What is expected: Your task is to copy each line that has the word "React".

Source excerpt:
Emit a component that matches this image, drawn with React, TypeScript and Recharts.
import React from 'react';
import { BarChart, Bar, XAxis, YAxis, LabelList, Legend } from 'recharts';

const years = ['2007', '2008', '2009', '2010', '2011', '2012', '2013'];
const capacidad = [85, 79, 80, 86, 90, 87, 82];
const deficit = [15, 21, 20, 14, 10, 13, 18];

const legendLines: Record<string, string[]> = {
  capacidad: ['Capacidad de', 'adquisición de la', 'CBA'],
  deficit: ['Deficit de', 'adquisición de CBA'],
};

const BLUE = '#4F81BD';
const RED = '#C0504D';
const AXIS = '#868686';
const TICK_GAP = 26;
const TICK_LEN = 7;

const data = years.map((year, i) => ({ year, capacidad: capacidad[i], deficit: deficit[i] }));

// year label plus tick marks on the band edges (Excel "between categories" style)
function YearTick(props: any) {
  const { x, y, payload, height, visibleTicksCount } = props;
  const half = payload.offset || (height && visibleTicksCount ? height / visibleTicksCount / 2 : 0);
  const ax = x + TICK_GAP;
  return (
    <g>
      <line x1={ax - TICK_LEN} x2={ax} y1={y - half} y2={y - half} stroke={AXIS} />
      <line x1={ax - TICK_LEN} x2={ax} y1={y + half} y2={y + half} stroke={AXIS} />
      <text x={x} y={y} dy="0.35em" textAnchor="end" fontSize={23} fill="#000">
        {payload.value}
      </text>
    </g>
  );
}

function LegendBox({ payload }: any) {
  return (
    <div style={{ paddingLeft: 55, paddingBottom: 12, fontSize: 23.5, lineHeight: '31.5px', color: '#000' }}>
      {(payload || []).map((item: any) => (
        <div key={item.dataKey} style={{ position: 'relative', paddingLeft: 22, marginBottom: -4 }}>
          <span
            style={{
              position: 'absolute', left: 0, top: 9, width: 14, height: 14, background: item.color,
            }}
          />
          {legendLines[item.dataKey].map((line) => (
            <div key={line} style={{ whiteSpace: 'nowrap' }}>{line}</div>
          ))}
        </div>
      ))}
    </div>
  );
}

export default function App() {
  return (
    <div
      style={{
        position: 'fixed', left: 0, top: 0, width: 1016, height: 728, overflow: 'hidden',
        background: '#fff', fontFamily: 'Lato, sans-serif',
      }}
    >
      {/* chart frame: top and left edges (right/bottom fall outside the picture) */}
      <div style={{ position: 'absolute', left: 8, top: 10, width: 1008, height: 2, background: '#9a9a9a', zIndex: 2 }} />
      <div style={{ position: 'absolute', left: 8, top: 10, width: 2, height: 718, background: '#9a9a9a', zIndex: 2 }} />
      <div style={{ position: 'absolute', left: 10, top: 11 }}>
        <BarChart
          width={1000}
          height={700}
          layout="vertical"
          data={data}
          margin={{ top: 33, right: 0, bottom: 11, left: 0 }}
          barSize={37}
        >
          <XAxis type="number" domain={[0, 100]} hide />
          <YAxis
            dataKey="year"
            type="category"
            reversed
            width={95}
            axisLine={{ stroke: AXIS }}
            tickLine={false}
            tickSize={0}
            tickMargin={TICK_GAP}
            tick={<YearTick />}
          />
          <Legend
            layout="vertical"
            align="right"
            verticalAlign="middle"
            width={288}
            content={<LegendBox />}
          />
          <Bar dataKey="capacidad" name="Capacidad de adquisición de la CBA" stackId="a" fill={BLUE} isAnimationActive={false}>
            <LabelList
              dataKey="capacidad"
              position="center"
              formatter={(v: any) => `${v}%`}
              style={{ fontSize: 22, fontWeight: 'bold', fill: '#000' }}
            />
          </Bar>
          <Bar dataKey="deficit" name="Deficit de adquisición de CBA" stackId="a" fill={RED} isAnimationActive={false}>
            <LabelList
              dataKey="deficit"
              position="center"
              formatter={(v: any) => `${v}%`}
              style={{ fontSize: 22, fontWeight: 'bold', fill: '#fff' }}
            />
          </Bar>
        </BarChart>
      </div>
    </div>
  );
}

The response:
Emit a component that matches this image, drawn with React, TypeScript and Recharts.
import React from 'react';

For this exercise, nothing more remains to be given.